Actually, my explanation for these experiences is grounded more in psychic communication over distances than in precognition. I've never dreamed a future that didn't involve someone whom I cared about deeply. I suspect that there's some sort of emotional vibration—electromagnetic waves of some sort—that can be transmitted between people who have a strong bond.

I do dream quite a lot about sex (surprise surprise). Sometimes very strange sex, involving hermaphrodites and detachable penises and public masturbation, sometimes nothing more than a glorious flirtation which cloaks mutual desire. In the last few years, for the first time (that I remember) I've started to have orgasms in my sleep. At least it feels that way. Of course, sometimes it feels like I'm flying, too.

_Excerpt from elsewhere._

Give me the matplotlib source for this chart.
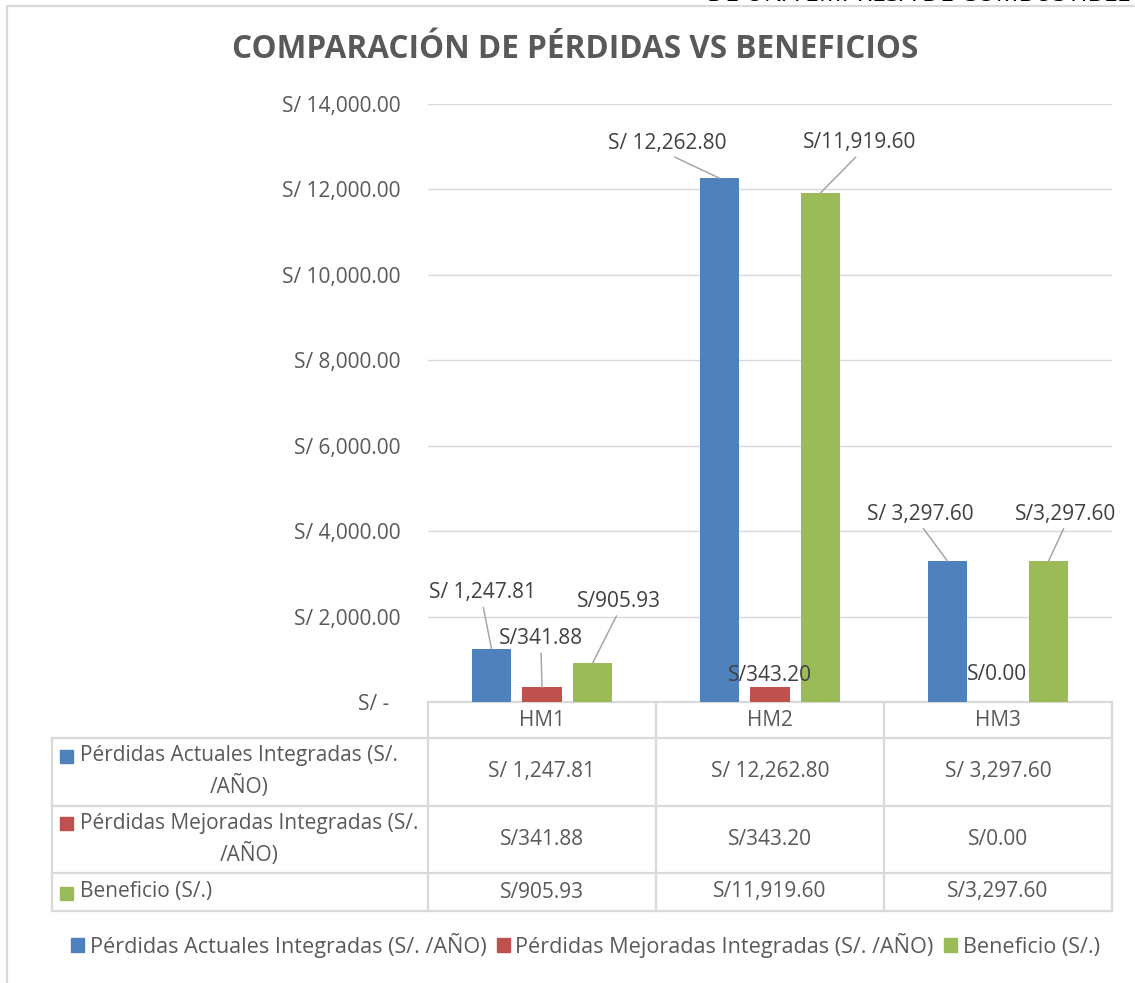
import numpy as np
import matplotlib; matplotlib.use("Agg")
import matplotlib.pyplot as plt
from matplotlib.patches import Rectangle
from matplotlib.ticker import FuncFormatter

plt.rcParams.update({"font.family": ["Open Sans", "DejaVu Sans"], "text.color": "#595959"})

# data
categories = ["HM1", "HM2", "HM3"]
series = ["Pérdidas Actuales Integradas (S/. /AÑO)",
          "Pérdidas Mejoradas Integradas (S/. /AÑO)",
          "Beneficio (S/.)"]
actuales = [1247.81, 12262.80, 3297.60]
mejoradas = [341.88, 343.20, 0.00]
beneficio = [905.93, 11919.60, 3297.60]
prefixes = ["S/ ", "S/", "S/"]
colors = ["#4F81BD", "#C0504D", "#9BBB59"]
title = "COMPARACIÓN DE PÉRDIDAS VS BENEFICIOS"
yticks = [0, 2000, 4000, 6000, 8000, 10000, 12000, 14000]

values = [actuales, mejoradas, beneficio]
# label offsets (pixels) relative to bar top, and whether a leader line is drawn
lab_off = [[(-9, 56), (-52, 35), (-27, 47)],
           [(-1, 49), (0, 12), (-1, 27)],
           [(26, 62), (39, 50), (17, 47)]]
leader = [[True, True, True], [True, False, False], [True, True, True]]

W, H = 1135, 983
FS = 15
fig = plt.figure(figsize=(W / 100, H / 100), dpi=100)
GRID = "#d9d9d9"

# overlay axes in pixel coordinates for frame/table/legend
ov = fig.add_axes([0, 0, 1, 1], zorder=0)
ov.set_xlim(0, W); ov.set_ylim(H, 0); ov.axis("off")
ov.plot([6.5, 6.5, W], [H, 5.5, 5.5], color=GRID, lw=1.6)
ov.text(1131, 1, "DE UNA EMPRESA DE COMBUSTIBLE", ha="right", va="baseline",
        fontsize=18, color="black")

L, R, T, B = 428, 1112, 104, 702
ax = fig.add_axes([L / W, 1 - B / H, (R - L) / W, (B - T) / H], zorder=2)
ax.patch.set_alpha(0)
x = np.arange(len(categories))
bw = 0.175
offs = [-0.2215, 0.0, 0.2215]
for i, (vals, c) in enumerate(zip(values, colors)):
    ax.bar(x + offs[i], vals, width=bw, color=c, zorder=3)
    for j, v in enumerate(vals):
        txt = f"{prefixes[i]}{v:,.2f}"
        ap = dict(arrowstyle="-", color="#a6a6a6", lw=1.1, relpos=(0.5, 0.0),
                  shrinkA=1, shrinkB=0) if leader[i][j] else None
        ax.annotate(txt, xy=(x[j] + offs[i], v), xytext=lab_off[i][j],
                    textcoords="offset pixels", ha="center", va="center",
                    fontsize=FS, color="#404040", arrowprops=ap, zorder=5)

ax.set_xlim(-0.5, len(categories) - 0.5)
ax.set_ylim(0, 14000)
ax.set_yticks(yticks)
ax.yaxis.set_major_formatter(FuncFormatter(lambda v, p: "S/ -  " if v == 0 else f"S/ {v:,.2f}"))
ax.tick_params(axis="y", length=0, pad=20, labelsize=FS, labelcolor="#595959")
ax.set_xticks([])
ax.grid(axis="y", color=GRID, lw=1.0, zorder=0)
for s in ["top", "left", "right", "bottom"]:
    ax.spines[s].set_visible(False)

fig.text(0.5 * (232 + 918) / W, 1 - 49 / H, title, ha="center", va="center",
         fontsize=22.7, fontweight="bold", color="#595959")

# data table below the axis
col_edges = [L, 656, 884, R]
row_edges = [B, 738, 806, 873, 911]
tl = dict(color=GRID, lw=1.6)
ov.plot([L, R], [B, B], **tl)
for yv in row_edges[1:]:
    ov.plot([52, R], [yv, yv], **tl)
for xv in col_edges:
    ov.plot([xv, xv], [B, row_edges[-1]], **tl)
ov.plot([52, 52], [row_edges[1], row_edges[-1]], **tl)

for j, cat in enumerate(categories):
    cx = (col_edges[j] + col_edges[j + 1]) / 2
    ov.text(cx, (row_edges[0] + row_edges[1]) / 2, cat, ha="center", va="center", fontsize=FS)
    for i, vals in enumerate(values):
        cy = (row_edges[i + 1] + row_edges[i + 2]) / 2
        ov.text(cx, cy, f"{prefixes[i]}{vals[j]:,.2f}", ha="center", va="center", fontsize=FS)

for i, name in enumerate(series):
    y0, y1 = row_edges[i + 1], row_edges[i + 2]
    cy = (y0 + y1) / 2
    if " /" in name:
        ov.text(80, cy, name.replace(" /", "\n/"), ha="left", va="center",
                multialignment="center", fontsize=FS, linespacing=1.5)
        sq_y = cy - 16
    else:
        ov.text(80, cy, name, ha="left", va="center", fontsize=FS)
        sq_y = cy + 1
    ov.add_patch(Rectangle((60, sq_y - 6.5), 13, 13, color=colors[i]))

# legend
handles = [Rectangle((0, 0), 1, 1, color=c) for c in colors]
fig.legend(handles, series, loc="center", bbox_to_anchor=(0.5 * (68 + 1103) / W, 1 - 945 / H),
           ncol=3, frameon=False, fontsize=15.6, handlelength=0.6, handleheight=0.6,
           handletextpad=0.25, columnspacing=0.5, labelcolor="#595959")

fig.savefig("out.png", dpi=100)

Even though my dreams have been directly responsible for relatively few of my stories so far, I feel as though they nourish my imagination. I use bits and pieces of dream imagery all the time. And I have written a number of dream sequences which borrow the tone of my real night journeys.

I've been thinking about this blog post for quite a while. Last week, I woke from a dream that may well have been catalyzed by my pondering the topic.



The blond young vampire sits on his motorcycle, his face serious. The air is heavy with erotic tension. “I've got to go,” he tells me and my girlfriend. “If I stay, I'll hurt you.”

I take his hand and place it on my breast. He caresses me through my clothing. Desperate lust overwhelms me. I know that he feels it too, that it takes every shred of self-discipline he can muster to hold himself back. “Maybe you could hurt us a little,” I say, trying to tempt him, unable or unwilling to let go of this intoxicating desire.

I wake, wet and trembling, before he can answer.